If you score is this:

5 5 5 5 1

Then your first buckets are:

1 0 0 0 4

That's one one and four fives. So your second buckets are:

1 0 0 1 0

Your lookup table for this could be:

x 1 0 0 0 -> one pair
x 2 0 0 0 -> two pairs
x 0 1 0 0 -> three of a kind
x 1 1 0 0 -> full house
x 0 0 1 0 -> four of a kind
x 0 0 0 1 -> five of a kind

The 'x' means that you don't match on this. So, your lookup table matches four numbers to a score.
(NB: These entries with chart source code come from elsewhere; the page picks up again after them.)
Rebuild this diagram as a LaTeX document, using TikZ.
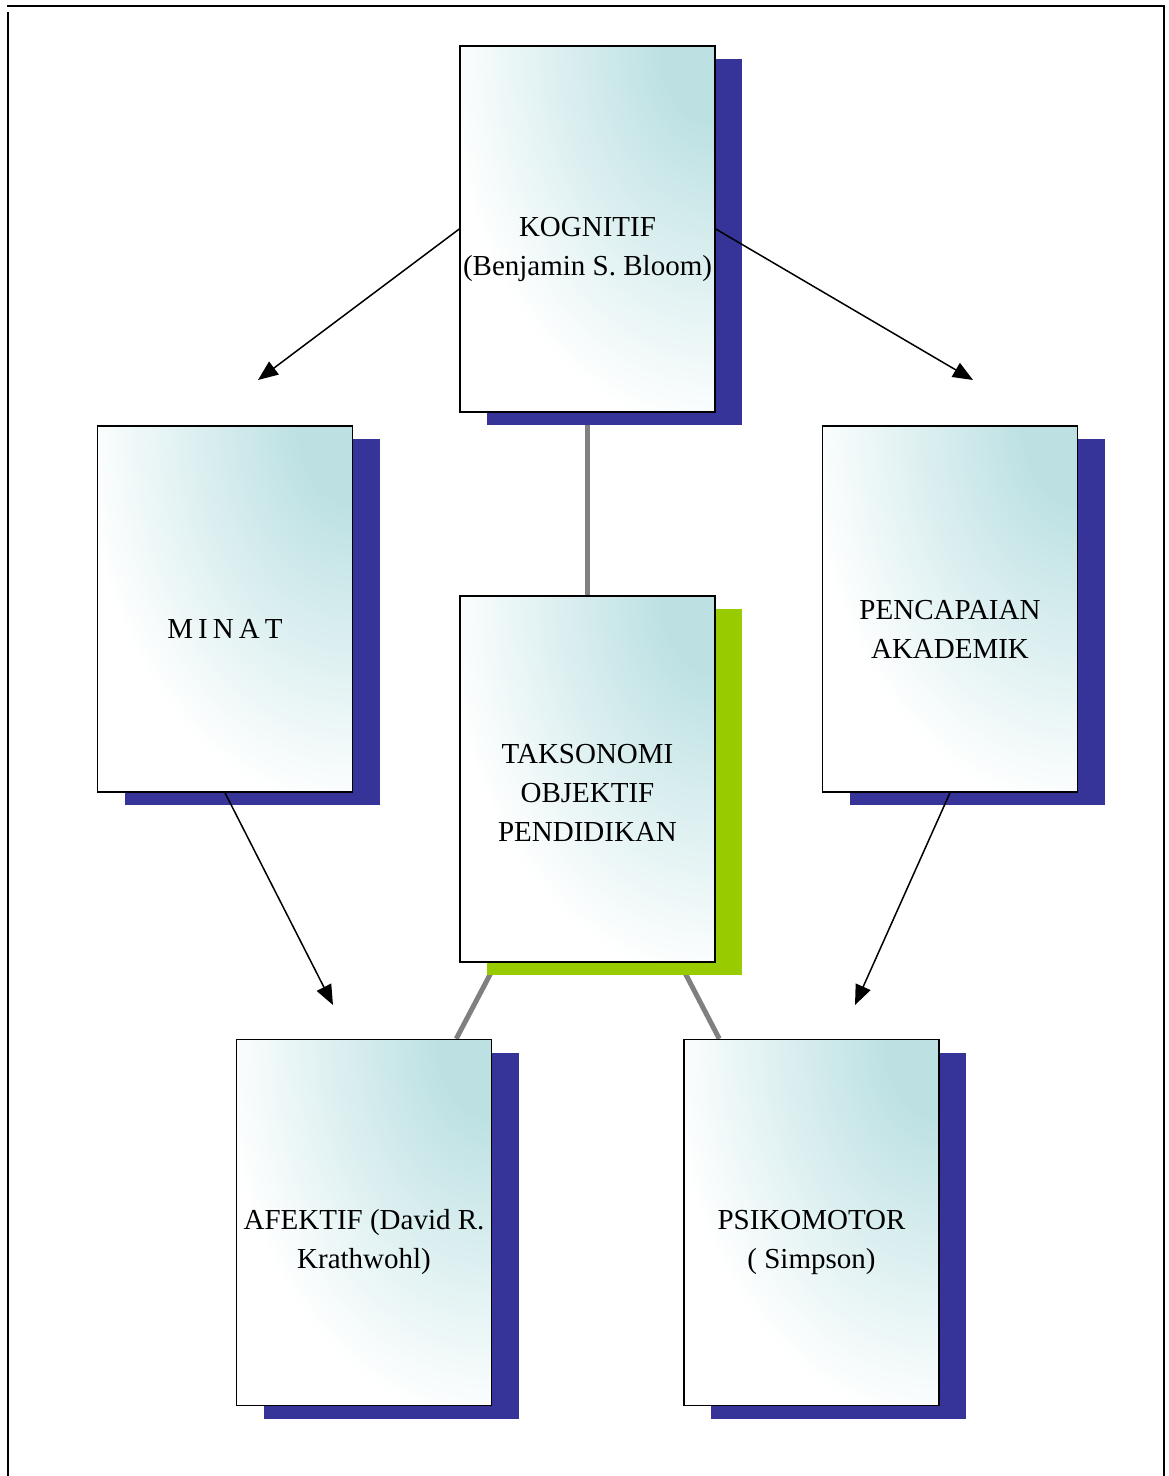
\documentclass[tikz,border=0pt]{standalone}
\usepackage{fontspec}
\setmainfont{Liberation Serif}
\usepackage{xcolor}
\usepackage{tikz}
\usetikzlibrary{shadows,arrows.meta,backgrounds}
\definecolor{boxteal}{RGB}{189,225,227}
\definecolor{shadeblue}{RGB}{54,51,153}
\definecolor{shadegreen}{RGB}{153,204,0}
\definecolor{linkgray}{RGB}{128,128,128}
\pgfdeclareradialshading{cornerteal}{\pgfpoint{0bp}{0bp}}{color(0bp)=(boxteal); color(5bp)=(boxteal); color(25bp)=(white); color(50bp)=(white)}

\begin{document}
\begin{tikzpicture}[x=1pt,y=-1pt]
        \tikzstyle{every node}+=[inner sep=0pt]
        \tikzstyle{frame}=[black, line width=2pt]
        \tikzstyle{box}=[draw=black, line width=1.5pt, minimum width=255pt, minimum height=366pt, fill=white, path picture={\shade[shading=cornerteal] (path picture bounding box.north east) ellipse (270pt and 385pt);}, general shadow={fill=#1, shadow xshift=27pt, shadow yshift=-13pt}]
        \tikzstyle{txt}=[align=center, yshift=-20pt, font=\fontsize{29}{39}\selectfont]
        \tikzstyle{arr}=[black, line width=1.5pt, -{Triangle[length=20pt,width=16pt]}]
        \tikzstyle{link}=[linkgray, line width=5pt]
        \useasboundingbox (0,0) rectangle (1169,1476);
        \draw [frame] (7,6) -- (1165,6);
        \draw [frame] (8,12) -- (8,1476);
        \draw [frame] (1164,6) -- (1164,1476);
        \node [box=shadeblue, label={[txt]center:KOGNITIF\\(Benjamin S. Bloom)}] (kognitif) at (587.5,229) {};
        \node [box=shadeblue, label={[txt]center:M\kern5pt I\kern5pt N\kern5pt A\kern5pt T}] (minat) at (225,609) {};
        \node [box=shadeblue, label={[txt]center:PENCAPAIAN\\AKADEMIK}] (pencapaian) at (950,609) {};
        \node [box=shadegreen, label={[txt,yshift=6pt]center:TAKSONOMI\\OBJEKTIF\\PENDIDIKAN}] (taksonomi) at (587.5,779) {};
        \node [box=shadeblue, label={[txt]center:AFEKTIF (David R.\\Krathwohl)}] (afektif) at (364,1222.5) {};
        \node [box=shadeblue, label={[txt]center:PSIKOMOTOR\\( Simpson)}] (psikomotor) at (811.5,1222.5) {};
        \coordinate (minattip) at (258,380);
        \coordinate (akademiktip) at (973,380);
        \coordinate (afektiftip) at (333,1005);
        \coordinate (psikotip) at (855,1005);
        \draw [arr] (kognitif.west) -- (minattip);
        \draw [arr] (kognitif.east) -- (akademiktip);
        \draw [arr] (minat.south) -- (afektiftip);
        \draw [arr] (pencapaian.south) -- (psikotip);
        \begin{scope}[on background layer]
        \draw [link] (kognitif.south) -- (taksonomi.north);
        \draw [link] ([xshift=37pt]taksonomi.south west) -- ([xshift=-36pt]afektif.north east);
        \draw [link] ([xshift=-36pt]taksonomi.south east) -- ([xshift=36pt]psikomotor.north west);
        \end{scope}
    \end{tikzpicture}
\end{document}
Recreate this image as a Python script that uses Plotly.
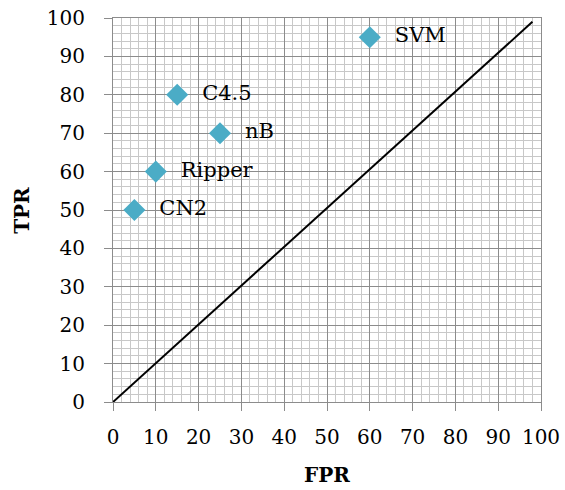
import plotly.graph_objects as go

names = ["SVM", "C4.5", "nB", "Ripper", "CN2"]
fpr = [60, 15, 25, 10, 5]
tpr = [95, 80, 70, 60, 50]
diag_x = [0, 98]
diag_y = [0, 99]

font_family = "DejaVu Serif"

fig = go.Figure()
fig.add_trace(go.Scatter(x=diag_x, y=diag_y, mode="lines",
                         line=dict(color="black", width=2), showlegend=False, hoverinfo="skip"))
fig.add_trace(go.Scatter(x=fpr, y=tpr, mode="markers+text", text=["  " + n for n in names],
                         textposition="middle right",
                         textfont=dict(family=font_family, size=21, color="black"),
                         marker=dict(symbol="diamond", size=17, color="#4BACC6"),
                         showlegend=False))

axis_common = dict(
    range=[0, 100], dtick=10, tick0=0,
    showgrid=True, gridcolor="#8c8c8c", gridwidth=1,
    minor=dict(dtick=2, showgrid=True, gridcolor="#c8c8c8", gridwidth=1),
    showline=True, linecolor="#8c8c8c", linewidth=1, mirror=True,
    ticks="outside", ticklen=8, tickcolor="#8c8c8c",
    tickfont=dict(family=font_family, size=20, color="black"),
    zeroline=False, automargin=False, ticklabeloverflow="allow",
)

fig.update_xaxes(**axis_common, ticklabelstandoff=9,
                 title=dict(text="<b>FPR</b>", font=dict(family=font_family, size=20, color="black"), standoff=19))
fig.update_yaxes(**axis_common, ticklabelstandoff=15)

fig.add_annotation(text="<b>TPR</b>", xref="paper", yref="paper", x=-0.213, y=0.5,
                   xanchor="center", yanchor="middle", textangle=-90, showarrow=False,
                   font=dict(family=font_family, size=20, color="black"))

fig.update_layout(
    width=565, height=490,
    margin=dict(l=113, r=24, t=18, b=88),
    plot_bgcolor="white", paper_bgcolor="white",
)

# remove the browser's default 8px body margin so the figure fills the window exactly
fig.write_html("out.html", config={"displayModeBar": False},
               post_script="document.body.style.margin='0';")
I was rather interested in this problem, so I have written some code to do the above. You'll still need to do the lookup table, but that is relatively trivial, and will be good practice for you. Here is a demo, with comments (run code here):

<?php
    function counting(array $array) {
        // Input figures
        print_r($array);

        // Run the figures twice through the bucket-counter
        $firstBuckets = bucketCounter($array);
        $secondBuckets = bucketCounter($firstBuckets);

        // Ignore counts of 1
        array_shift($secondBuckets);

        // Output, just need to do the lookup now
        echo ' converts to ';
        print_r($secondBuckets);
        echo "<br />";
    }

    /**
     * Bucket counter
     */
    function bucketCounter(array $array) {
        $result = array(0, 0, 0, 0, 0, );
        foreach($array as $value) {
            if ($value > 0) {
                $result[$value - 1]++;
            }
        }

        return $result;
    }

    // Try some demos here!
    counting(array(1, 2, 3, 4, 5));
    counting(array(1, 1, 2, 4, 2));
    counting(array(1, 1, 1, 1, 1));

?>

The demos I've included seem to work, but do hunt for bugs!

Answer 2

Use array_count_value function for this.

$array = array(1,1,1,2,5);

print_r(array_count_values($array));

Array(
1 => 3,
2 => 1,
3 => 1
);

Answer 3

If the range is quite small, you can use counting sort approach. For each number, provide a "bucket" to count how many times a number appear. Scan once to fill in the buckets. Then another scan, but this time against the bucket to get the highest value. That's your score.